[Charts and diagrams as code]
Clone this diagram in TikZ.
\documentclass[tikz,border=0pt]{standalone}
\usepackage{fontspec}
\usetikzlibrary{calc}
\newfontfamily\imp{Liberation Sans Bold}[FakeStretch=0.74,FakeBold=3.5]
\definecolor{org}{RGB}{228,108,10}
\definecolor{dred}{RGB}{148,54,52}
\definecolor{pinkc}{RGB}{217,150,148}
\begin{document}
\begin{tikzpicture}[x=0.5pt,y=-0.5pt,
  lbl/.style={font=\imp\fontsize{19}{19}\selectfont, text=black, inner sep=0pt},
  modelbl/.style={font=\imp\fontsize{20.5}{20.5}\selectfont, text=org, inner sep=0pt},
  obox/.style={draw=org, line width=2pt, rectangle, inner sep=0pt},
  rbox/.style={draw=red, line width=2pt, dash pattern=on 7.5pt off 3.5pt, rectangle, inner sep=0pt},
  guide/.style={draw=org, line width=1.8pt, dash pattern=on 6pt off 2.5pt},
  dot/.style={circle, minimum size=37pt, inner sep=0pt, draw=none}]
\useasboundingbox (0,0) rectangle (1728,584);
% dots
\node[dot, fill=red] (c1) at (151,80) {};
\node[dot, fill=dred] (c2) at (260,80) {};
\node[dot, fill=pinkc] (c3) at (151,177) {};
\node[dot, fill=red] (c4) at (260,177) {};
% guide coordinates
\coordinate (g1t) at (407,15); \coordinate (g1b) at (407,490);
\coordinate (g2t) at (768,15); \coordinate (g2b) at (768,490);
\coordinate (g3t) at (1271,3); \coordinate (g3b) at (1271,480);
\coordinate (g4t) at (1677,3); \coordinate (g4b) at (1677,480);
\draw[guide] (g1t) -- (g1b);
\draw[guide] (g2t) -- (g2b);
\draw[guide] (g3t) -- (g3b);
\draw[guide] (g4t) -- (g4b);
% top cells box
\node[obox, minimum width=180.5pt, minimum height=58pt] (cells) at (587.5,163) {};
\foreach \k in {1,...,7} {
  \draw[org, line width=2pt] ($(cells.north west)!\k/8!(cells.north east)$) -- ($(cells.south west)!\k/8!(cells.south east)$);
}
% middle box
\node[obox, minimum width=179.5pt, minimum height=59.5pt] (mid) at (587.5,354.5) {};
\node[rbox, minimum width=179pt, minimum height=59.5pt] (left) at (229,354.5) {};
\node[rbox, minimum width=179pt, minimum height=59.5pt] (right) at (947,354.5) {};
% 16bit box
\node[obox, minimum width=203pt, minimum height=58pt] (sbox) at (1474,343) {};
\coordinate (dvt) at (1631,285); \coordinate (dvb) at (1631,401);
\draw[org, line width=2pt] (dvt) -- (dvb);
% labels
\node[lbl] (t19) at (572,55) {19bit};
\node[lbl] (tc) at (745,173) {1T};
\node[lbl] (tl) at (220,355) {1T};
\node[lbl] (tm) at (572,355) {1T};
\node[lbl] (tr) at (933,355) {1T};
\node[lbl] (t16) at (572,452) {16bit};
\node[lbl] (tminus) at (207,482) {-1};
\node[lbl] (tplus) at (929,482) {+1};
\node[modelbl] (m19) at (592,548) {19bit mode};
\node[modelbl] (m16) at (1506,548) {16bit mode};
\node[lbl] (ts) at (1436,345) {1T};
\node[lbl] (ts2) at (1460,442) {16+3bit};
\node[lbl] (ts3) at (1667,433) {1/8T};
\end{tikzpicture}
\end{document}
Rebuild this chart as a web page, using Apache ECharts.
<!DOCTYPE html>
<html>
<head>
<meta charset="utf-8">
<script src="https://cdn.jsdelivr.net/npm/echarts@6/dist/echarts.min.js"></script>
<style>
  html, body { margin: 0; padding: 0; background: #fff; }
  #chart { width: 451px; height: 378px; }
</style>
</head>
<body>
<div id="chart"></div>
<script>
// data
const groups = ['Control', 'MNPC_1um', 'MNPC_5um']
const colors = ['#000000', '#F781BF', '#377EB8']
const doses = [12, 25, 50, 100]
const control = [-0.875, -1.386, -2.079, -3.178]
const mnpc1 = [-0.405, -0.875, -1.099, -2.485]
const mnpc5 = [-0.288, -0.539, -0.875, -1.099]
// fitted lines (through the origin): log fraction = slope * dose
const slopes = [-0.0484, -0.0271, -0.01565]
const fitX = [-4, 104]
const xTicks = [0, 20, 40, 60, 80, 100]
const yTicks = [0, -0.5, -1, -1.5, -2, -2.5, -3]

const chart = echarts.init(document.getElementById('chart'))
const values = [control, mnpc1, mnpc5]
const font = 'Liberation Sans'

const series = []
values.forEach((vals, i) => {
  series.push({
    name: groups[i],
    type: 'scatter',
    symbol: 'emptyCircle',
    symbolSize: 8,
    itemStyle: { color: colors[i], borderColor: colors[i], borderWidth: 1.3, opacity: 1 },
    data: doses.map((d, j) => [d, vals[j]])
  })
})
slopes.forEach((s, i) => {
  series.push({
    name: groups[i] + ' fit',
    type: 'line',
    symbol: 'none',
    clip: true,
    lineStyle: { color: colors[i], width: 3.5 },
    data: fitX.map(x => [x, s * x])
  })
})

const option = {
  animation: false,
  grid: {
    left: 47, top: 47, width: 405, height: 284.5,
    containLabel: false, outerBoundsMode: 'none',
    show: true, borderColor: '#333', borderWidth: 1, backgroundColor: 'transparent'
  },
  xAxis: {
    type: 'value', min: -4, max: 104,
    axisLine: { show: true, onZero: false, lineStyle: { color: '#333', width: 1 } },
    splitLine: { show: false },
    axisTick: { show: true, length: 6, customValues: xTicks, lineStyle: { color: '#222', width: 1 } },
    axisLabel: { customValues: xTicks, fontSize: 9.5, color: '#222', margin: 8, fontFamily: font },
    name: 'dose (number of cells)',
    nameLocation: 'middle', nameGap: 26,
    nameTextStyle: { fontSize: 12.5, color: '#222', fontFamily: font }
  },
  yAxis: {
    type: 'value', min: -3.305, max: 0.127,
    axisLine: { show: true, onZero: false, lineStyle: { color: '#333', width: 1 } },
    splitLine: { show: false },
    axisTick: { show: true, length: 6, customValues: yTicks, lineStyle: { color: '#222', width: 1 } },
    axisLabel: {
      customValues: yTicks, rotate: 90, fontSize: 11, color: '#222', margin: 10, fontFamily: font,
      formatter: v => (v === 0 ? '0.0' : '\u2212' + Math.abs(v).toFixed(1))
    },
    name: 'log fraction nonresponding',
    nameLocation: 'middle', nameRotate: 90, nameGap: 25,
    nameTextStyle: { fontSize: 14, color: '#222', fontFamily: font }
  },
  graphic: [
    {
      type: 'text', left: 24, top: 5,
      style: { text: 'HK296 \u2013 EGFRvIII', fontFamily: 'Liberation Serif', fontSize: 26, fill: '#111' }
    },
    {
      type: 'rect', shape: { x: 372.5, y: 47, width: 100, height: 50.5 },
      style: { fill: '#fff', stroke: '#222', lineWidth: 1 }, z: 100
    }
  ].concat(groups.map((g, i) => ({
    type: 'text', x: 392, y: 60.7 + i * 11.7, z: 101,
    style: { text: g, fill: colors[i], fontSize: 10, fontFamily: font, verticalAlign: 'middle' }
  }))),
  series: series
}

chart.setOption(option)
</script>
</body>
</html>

Objective
Restate each record exactly as written.

Result for this task
Clone this diagram in TikZ.
\documentclass[tikz,border=0pt]{standalone}
\usepackage{fontspec}
\usetikzlibrary{calc}
\newfontfamily\imp{Liberation Sans Bold}[FakeStretch=0.74,FakeBold=3.5]
\definecolor{org}{RGB}{228,108,10}
\definecolor{dred}{RGB}{148,54,52}
\definecolor{pinkc}{RGB}{217,150,148}
\begin{document}
\begin{tikzpicture}[x=0.5pt,y=-0.5pt,
  lbl/.style={font=\imp\fontsize{19}{19}\selectfont, text=black, inner sep=0pt},
  modelbl/.style={font=\imp\fontsize{20.5}{20.5}\selectfont, text=org, inner sep=0pt},
  obox/.style={draw=org, line width=2pt, rectangle, inner sep=0pt},
  rbox/.style={draw=red, line width=2pt, dash pattern=on 7.5pt off 3.5pt, rectangle, inner sep=0pt},
  guide/.style={draw=org, line width=1.8pt, dash pattern=on 6pt off 2.5pt},
  dot/.style={circle, minimum size=37pt, inner sep=0pt, draw=none}]
\useasboundingbox (0,0) rectangle (1728,584);
% dots
\node[dot, fill=red] (c1) at (151,80) {};
\node[dot, fill=dred] (c2) at (260,80) {};
\node[dot, fill=pinkc] (c3) at (151,177) {};
\node[dot, fill=red] (c4) at (260,177) {};
% guide coordinates
\coordinate (g1t) at (407,15); \coordinate (g1b) at (407,490);
\coordinate (g2t) at (768,15); \coordinate (g2b) at (768,490);
\coordinate (g3t) at (1271,3); \coordinate (g3b) at (1271,480);
\coordinate (g4t) at (1677,3); \coordinate (g4b) at (1677,480);
\draw[guide] (g1t) -- (g1b);
\draw[guide] (g2t) -- (g2b);
\draw[guide] (g3t) -- (g3b);
\draw[guide] (g4t) -- (g4b);
% top cells box
\node[obox, minimum width=180.5pt, minimum height=58pt] (cells) at (587.5,163) {};
\foreach \k in {1,...,7} {
  \draw[org, line width=2pt] ($(cells.north west)!\k/8!(cells.north east)$) -- ($(cells.south west)!\k/8!(cells.south east)$);
}
% middle box
\node[obox, minimum width=179.5pt, minimum height=59.5pt] (mid) at (587.5,354.5) {};
\node[rbox, minimum width=179pt, minimum height=59.5pt] (left) at (229,354.5) {};
\node[rbox, minimum width=179pt, minimum height=59.5pt] (right) at (947,354.5) {};
% 16bit box
\node[obox, minimum width=203pt, minimum height=58pt] (sbox) at (1474,343) {};
\coordinate (dvt) at (1631,285); \coordinate (dvb) at (1631,401);
\draw[org, line width=2pt] (dvt) -- (dvb);
% labels
\node[lbl] (t19) at (572,55) {19bit};
\node[lbl] (tc) at (745,173) {1T};
\node[lbl] (tl) at (220,355) {1T};
\node[lbl] (tm) at (572,355) {1T};
\node[lbl] (tr) at (933,355) {1T};
\node[lbl] (t16) at (572,452) {16bit};
\node[lbl] (tminus) at (207,482) {-1};
\node[lbl] (tplus) at (929,482) {+1};
\node[modelbl] (m19) at (592,548) {19bit mode};
\node[modelbl] (m16) at (1506,548) {16bit mode};
\node[lbl] (ts) at (1436,345) {1T};
\node[lbl] (ts2) at (1460,442) {16+3bit};
\node[lbl] (ts3) at (1667,433) {1/8T};
\end{tikzpicture}
\end{document}
Rebuild this chart as a web page, using Apache ECharts.
<!DOCTYPE html>
<html>
<head>
<meta charset="utf-8">
<script src="https://cdn.jsdelivr.net/npm/echarts@6/dist/echarts.min.js"></script>
<style>
  html, body { margin: 0; padding: 0; background: #fff; }
  #chart { width: 451px; height: 378px; }
</style>
</head>
<body>
<div id="chart"></div>
<script>
// data
const groups = ['Control', 'MNPC_1um', 'MNPC_5um']
const colors = ['#000000', '#F781BF', '#377EB8']
const doses = [12, 25, 50, 100]
const control = [-0.875, -1.386, -2.079, -3.178]
const mnpc1 = [-0.405, -0.875, -1.099, -2.485]
const mnpc5 = [-0.288, -0.539, -0.875, -1.099]
// fitted lines (through the origin): log fraction = slope * dose
const slopes = [-0.0484, -0.0271, -0.01565]
const fitX = [-4, 104]
const xTicks = [0, 20, 40, 60, 80, 100]
const yTicks = [0, -0.5, -1, -1.5, -2, -2.5, -3]

const chart = echarts.init(document.getElementById('chart'))
const values = [control, mnpc1, mnpc5]
const font = 'Liberation Sans'

const series = []
values.forEach((vals, i) => {
  series.push({
    name: groups[i],
    type: 'scatter',
    symbol: 'emptyCircle',
    symbolSize: 8,
    itemStyle: { color: colors[i], borderColor: colors[i], borderWidth: 1.3, opacity: 1 },
    data: doses.map((d, j) => [d, vals[j]])
  })
})
slopes.forEach((s, i) => {
  series.push({
    name: groups[i] + ' fit',
    type: 'line',
    symbol: 'none',
    clip: true,
    lineStyle: { color: colors[i], width: 3.5 },
    data: fitX.map(x => [x, s * x])
  })
})

const option = {
  animation: false,
  grid: {
    left: 47, top: 47, width: 405, height: 284.5,
    containLabel: false, outerBoundsMode: 'none',
    show: true, borderColor: '#333', borderWidth: 1, backgroundColor: 'transparent'
  },
  xAxis: {
    type: 'value', min: -4, max: 104,
    axisLine: { show: true, onZero: false, lineStyle: { color: '#333', width: 1 } },
    splitLine: { show: false },
    axisTick: { show: true, length: 6, customValues: xTicks, lineStyle: { color: '#222', width: 1 } },
    axisLabel: { customValues: xTicks, fontSize: 9.5, color: '#222', margin: 8, fontFamily: font },
    name: 'dose (number of cells)',
    nameLocation: 'middle', nameGap: 26,
    nameTextStyle: { fontSize: 12.5, color: '#222', fontFamily: font }
  },
  yAxis: {
    type: 'value', min: -3.305, max: 0.127,
    axisLine: { show: true, onZero: false, lineStyle: { color: '#333', width: 1 } },
    splitLine: { show: false },
    axisTick: { show: true, length: 6, customValues: yTicks, lineStyle: { color: '#222', width: 1 } },
    axisLabel: {
      customValues: yTicks, rotate: 90, fontSize: 11, color: '#222', margin: 10, fontFamily: font,
      formatter: v => (v === 0 ? '0.0' : '\u2212' + Math.abs(v).toFixed(1))
    },
    name: 'log fraction nonresponding',
    nameLocation: 'middle', nameRotate: 90, nameGap: 25,
    nameTextStyle: { fontSize: 14, color: '#222', fontFamily: font }
  },
  graphic: [
    {
      type: 'text', left: 24, top: 5,
      style: { text: 'HK296 \u2013 EGFRvIII', fontFamily: 'Liberation Serif', fontSize: 26, fill: '#111' }
    },
    {
      type: 'rect', shape: { x: 372.5, y: 47, width: 100, height: 50.5 },
      style: { fill: '#fff', stroke: '#222', lineWidth: 1 }, z: 100
    }
  ].concat(groups.map((g, i) => ({
    type: 'text', x: 392, y: 60.7 + i * 11.7, z: 101,
    style: { text: g, fill: colors[i], fontSize: 10, fontFamily: font, verticalAlign: 'middle' }
  }))),
  series: series
}

chart.setOption(option)
</script>
</body>
</html>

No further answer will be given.